Pressions : l’exigence est posée d’un maintien des résultats ce qui engendrera une pression statistique accrue qui pèsera sur toutes et tous, et notamment sur les collègues au forfait qui feront l’objet d’une « attention particulière ». Toute défaillance relèvera automatiquement de la responsabilité individuelle de l’agent ou de l’agente qui sera accusé de ne pas savoir gérer son temps. Sans compter la fatigue générée par ces longues journées de travail.
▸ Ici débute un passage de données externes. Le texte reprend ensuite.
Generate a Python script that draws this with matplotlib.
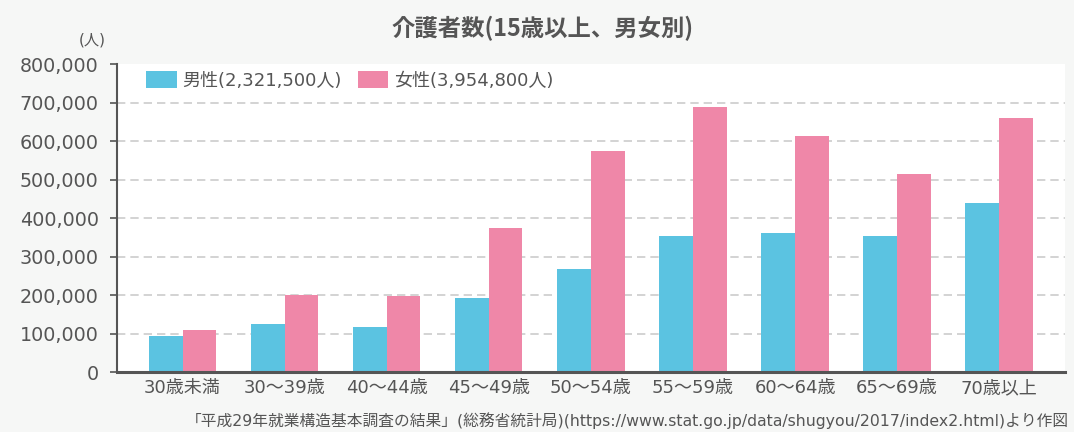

L’amélioration des conditions de travail et des droits sociaux est donc loin d’être au rendez-vous !

 

Des expérimentations non concluantes

 

Ce concept est déjà expérimenté depuis mars 2023 à l’URSSAF Picardie sur la base du volontariat. Si les trois quarts des 200 salariés éligibles trouvaient l’idée intéressante, dans les faits, seuls 3 l’ont accepté, uniquement des personnes sans enfant à charge. Chez les 197 autres, le nouveau format a été jugé incompatible avec la vie de famille et notamment les horaires de crèche et d’école.

En Belgique, la semaine en 4 jours ouverte à toutes et tous depuis fin 2022 n’a convaincu que 0,5 % des salarié.es, 99,5 % ne voyant pas comment faire en 4 jours ce qu’il est déjà difficile de faire en 5.

Dans les faits, les seules expériences qui fonctionnent (en Grande-Bretagne, Irlande, Allemagne, Espagne…) sont celles qui s’accompagnent d’une réduction du temps de travail et de la création d’emplois.

 

Pour Solidaires, le progrès social, c’est bien autre chose

que la semaine en 4 jours.

Le progrès, c’est la semaine de 32 heures avec maintien du salaire et créations d’emplois. C’est partager le travail.

Travailler moins pour travailler toutes et tous.